МЕНОН
Платон
Перевод Бенджамина Джоуэтта
Contents
ВВЕДЕНИЕ.
ОБ ИДЕЯХ ПЛАТОНА.
МЕНОН
ВВЕДЕНИЕ.
Этот диалог начинается внезапно с вопроса Менона, который спрашивает, «можно ли научить добродетели». Сократ отвечает, что он пока не знает, что такое добродетель, и никогда не встречал никого, кто бы это знал. «Значит, он не встречался с Горгием, когда тот был в Афинах». Да, Сократ встречался с ним, но у него плохая память, и он забыл, что говорил Горгий. Не расскажет ли Менон ему свое собственное представление, которое, вероятно, не сильно отличается от мнения Горгия? «О да, нет ничего проще: есть добродетель мужчины, женщины, старика и ребенка; есть добродетель каждого возраста и состояния жизни, и все их можно легко описать».
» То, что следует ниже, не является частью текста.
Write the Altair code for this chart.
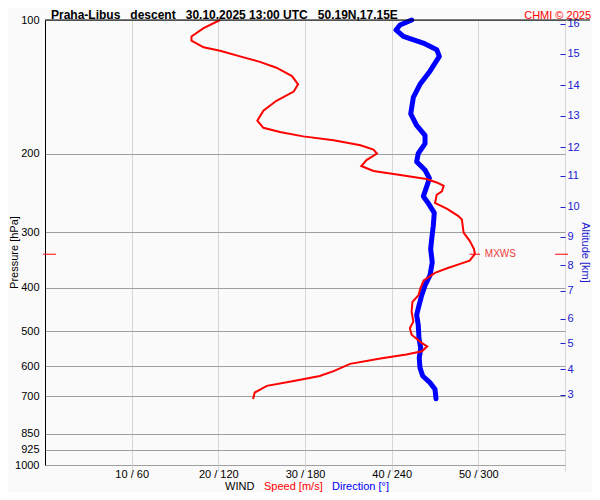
import altair as alt
import pandas as pd

FONT = "Liberation Sans"
RED = "#ff0000"
BLUE = "#0000ff"
BLUE_TXT = "#2020d0"

# ---- data ----
# wind speed profile: pressure [hPa] / speed [m/s]
speed_p = [100, 104.3, 108.9, 111.3, 115.2, 117.2, 120.7, 124.2, 128.0, 133.7,
           139.5, 144.8, 151.9, 159.9, 168.3, 174.7, 178.6, 182.6, 186.4, 191.2,
           195.5, 199.5, 206.5, 212.9, 218.4, 223.0, 227.6, 231.8, 235.9, 242.7,
           247.0, 257.7, 265.7, 275.9, 280.7, 300.5, 313.5, 327.3, 335.7, 347.3,
           353.3, 361.2, 370.0, 384.7, 401.6, 415.4, 429.9, 452.4, 476.2, 492.7,
           509.7, 532.1, 541.2, 555.2, 564.7, 576.4, 592.5, 615.1, 631.0, 647.3,
           664.0, 687.2, 710.8]
speed_ms = [20.2, 18.3, 16.9, 16.9, 18.3, 20.2, 22.5, 24.8, 26.7, 28.5,
            29.2, 28.7, 26.7, 25.2, 24.5, 25.2, 27.1, 29.8, 33.3, 36.4,
            37.9, 38.3, 37.1, 36.5, 37.9, 41.0, 44.0, 45.2, 46.0, 45.8,
            45.2, 45.0, 46.4, 47.7, 48.1, 48.3, 49.0, 49.5, 49.6, 49.0,
            47.9, 46.4, 45.0, 43.7, 43.3, 43.1, 42.4, 42.3, 42.5, 42.1,
            42.3, 43.5, 44.1, 43.5, 41.7, 38.7, 35.2, 33.3, 31.7, 28.7,
            25.6, 24.2, 24.0]

# wind direction profile: pressure [hPa] / direction [deg]
dir_p = [100, 102.6, 105.3, 108.9, 112.7, 116.6, 120.7, 130.3, 139.5, 149.3,
         162.6, 172.6, 181.7, 189.6, 199.5, 208.2, 217.3, 226.8, 236.6, 249.0,
         257.7, 271.3, 290.3, 311.0, 327.3, 350.4, 375.0, 394.7, 415.4, 444.8,
         460.1, 484.2, 518.7, 545.9, 574.5, 604.8, 631.0, 652.9, 675.4, 710.0]
dir_deg = [253.9, 245.8, 243.0, 248.1, 261.9, 271.2, 273.0, 266.5, 259.6, 255.0,
           253.2, 257.3, 263.1, 263.1, 258.4, 257.3, 263.1, 266.1, 264.3, 261.9,
           265.2, 269.5, 268.8, 267.7, 267.0, 268.1, 266.5, 263.1, 260.8, 258.4,
           257.3, 258.4, 258.9, 260.1, 259.1, 259.6, 261.5, 266.5, 270.0, 270.7]

# altitude axis: km and matching pressure level
alt_km = [3, 4, 5, 6, 7, 8, 9, 10, 11, 12, 13, 14, 15, 16]
alt_p = [695, 609, 533, 469, 406, 356, 307, 263, 224, 193, 164, 140, 119, 102]

p_ticks = [100, 200, 300, 400, 500, 600, 700, 850, 925, 1000]
wind_ticks = [10, 20, 30, 40, 50, 60]

mxws_p = [336]
mxws_speed = [49.6]

title_text = "Praha-Libus\u00a0\u00a0\u00a0descent\u00a0\u00a0\u00a030.10.2025 13:00 UTC\u00a0\u00a0\u00a050.19N,17.15E"

# ---- build ----
W, H = 520, 445

speed_df = pd.DataFrame({"p": speed_p, "speed": speed_ms, "i": list(range(len(speed_p)))})
dir_df = pd.DataFrame({"p": dir_p, "dir": dir_deg, "i": list(range(len(dir_p)))})
mx_df = pd.DataFrame({"p": mxws_p, "speed": mxws_speed})
one = pd.DataFrame({"a": [0]})

yscale = alt.Scale(type="log", domain=[100, 1000], reverse=True, nice=False)
xscale = alt.Scale(domain=[0, 60], nice=False, zero=False)

label_expr_alt = ("[" + ",".join(f"'{k}'" for k in alt_km) + "][indexof(["
                  + ",".join(repr(p) for p in alt_p) + "], datum.value)]")

y_left = alt.Axis(values=p_ticks, format="d", grid=True, gridColor="#a0a0a0",
                  gridWidth=1, gridOpacity=1, ticks=False, domain=True,
                  domainColor="black", domainWidth=1, labelPadding=6,
                  labelFontSize=11, labelColor="black", labelFont=FONT,
                  labelOverlap=False, title="Pressure [hPa]", titleFont=FONT,
                  titleFontSize=11, titleFontWeight="normal", titleColor="black",
                  titleX=-37, titleY=232, titleBaseline="top", titleAngle=270,
                  titleAlign="center")

y_right = alt.Axis(orient="right", values=alt_p, labelExpr=label_expr_alt,
                   offset=-5, ticks=True, tickSize=5, tickColor=BLUE_TXT,
                   tickWidth=1, domain=False, grid=False, labelPadding=2,
                   labelColor=BLUE_TXT, labelFontSize=11, labelFont=FONT,
                   labelOverlap=False, title="Altitude [km]", titleFont=FONT,
                   titleFontSize=11, titleFontWeight="normal", titleColor=BLUE_TXT,
                   titleX=21, titleY=232, titleAngle=90, titleBaseline="alphabetic",
                   titleAlign="center")

x_axis = alt.Axis(values=wind_ticks,
                  labelExpr="datum.value == 60 ? '' : datum.value + ' / ' + datum.value * 6",
                  grid=True, gridColor="#d6d6d6", gridOpacity=1, ticks=True,
                  tickColor="#d6d6d6", tickSize=6, domain=False, labelPadding=-3,
                  labelFontSize=11, labelFont=FONT, labelColor="black",
                  labelFlush=False, labelOverlap=False, title="")

blue_line = alt.Chart(dir_df).transform_calculate(
    xs="datum.dir / 6"
).mark_line(color=BLUE, strokeWidth=5, strokeCap="round", strokeJoin="round").encode(
    x=alt.X("xs:Q", scale=xscale, axis=None),
    y=alt.Y("p:Q", scale=yscale, axis=y_right),
    order="i:Q",
)

red_line = alt.Chart(speed_df).mark_line(color=RED, strokeWidth=2).encode(
    x=alt.X("speed:Q", scale=xscale, axis=x_axis),
    y=alt.Y("p:Q", scale=yscale, axis=y_left),
    order="i:Q",
)

mx_tick = alt.Chart(mx_df).transform_calculate(
    x1="datum.speed - 0.6", x2="datum.speed + 0.6"
).mark_rule(color=RED, strokeWidth=1).encode(
    x=alt.X("x1:Q", scale=xscale, axis=None),
    x2="x2:Q",
    y=alt.Y("p:Q", scale=yscale, axis=None),
)
mx_left = alt.Chart(mx_df).mark_rule(color=RED, strokeWidth=1).encode(
    x=alt.value(-2), x2=alt.value(11),
    y=alt.Y("p:Q", scale=yscale, axis=None),
)
mx_right = alt.Chart(mx_df).mark_rule(color=RED, strokeWidth=1).encode(
    x=alt.value(510), x2=alt.value(523),
    y=alt.Y("p:Q", scale=yscale, axis=None),
)
mx_text = alt.Chart(mx_df).mark_text(
    text="MXWS", color="#f03c3c", fontSize=10, font=FONT, align="left",
    baseline="middle", dx=10
).encode(
    x=alt.X("speed:Q", scale=xscale, axis=None),
    y=alt.Y("p:Q", scale=yscale, axis=None),
)

top_rule = alt.Chart(one).mark_rule(color="black", strokeWidth=1).encode(
    x=alt.value(0), x2=alt.value(545), y=alt.value(0)
)


def label(text, x, y, color="black", size=11, weight="normal", align="left"):
    return alt.Chart(one).mark_text(
        text=text, color=color, fontSize=size, fontWeight=weight, font=FONT,
        align=align, baseline="alphabetic"
    ).encode(x=alt.value(x), y=alt.value(y))


title = label(title_text, 6, -1, size=12, weight="bold")
chmi = label("CHMI \u00a9 2025", 546, -1.5, color=RED, size=11, align="right")
wind = label("WIND", 180, 469.5)
spd = label("Speed [m/s]", 219, 469.5, color=RED)
drn = label("Direction [\u00b0]", 287, 469.5, color=BLUE)

chart = alt.layer(
    blue_line, red_line, mx_tick, mx_left, mx_right, mx_text, top_rule,
    title, chmi, wind, spd, drn
).resolve_axis(
    x="independent", y="independent"
).properties(
    width=W, height=H,
    autosize=alt.AutoSizeParams(type="none"),
    padding={"left": 37, "top": 12, "right": 27, "bottom": 27},
    background="#fafafa",
).configure_view(
    fill="#f0f0ff", strokeWidth=0
).configure(font=FONT)

chart.save("out.html", embed_options={"renderer": "svg", "actions": False})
Сократ напоминает Менону, что это лишь перечисление добродетелей, а не определение понятия, общего для них всех. Во второй попытке Менон определяет добродетель как «способность повелевать». Но и здесь возникают возражения. Ведь должна существовать добродетель и у тех, кто подчиняется, а не только у тех, кто повелевает; и способность повелевать должна осуществляться справедливо, а не несправедливо. Менон охотно соглашается, что справедливость — это добродетель: «Скажешь ли ты, что это добродетель или одна из добродетелей, ведь существуют и другие добродетели, такие как мужество, умеренность и тому подобное; точно так же, как круг — это фигура, а черный и белый — цвета, но существуют и другие фигуры, и другие цвета. Пусть Менон возьмет примеры фигуры и цвета и попытается дать им определение». Менон признается в своей неспособности, и после процесса вопрошания, в котором Сократ объясняет ему природу «сходства во многом» (simile in multis), Сократ сам определяет фигуру как «сопутствующее цвету». Но кто-то может возразить, что он не знает значения слова «цвет»; и если это доброжелательный друг, а не просто спорщик, Сократ готов предложить ему более простое и философское определение, в которое не проникает ни одно спорное слово: «Фигура — это предел формы». Менон властно настаивает на том, что ему все равно нужно определение цвета. Следует некоторая насмешка; и в конце концов Сократа побуждают ответить, «что цвет — это истечение формы, чувственно воспринимаемое и соразмерное зрению». Это определение в точности соответствует вкусу Менона, который приветствует знакомый язык Горгия и Эмпедокла. Сократ же придерживается мнения, что более абстрактное или диалектическое определение фигуры гораздо лучше.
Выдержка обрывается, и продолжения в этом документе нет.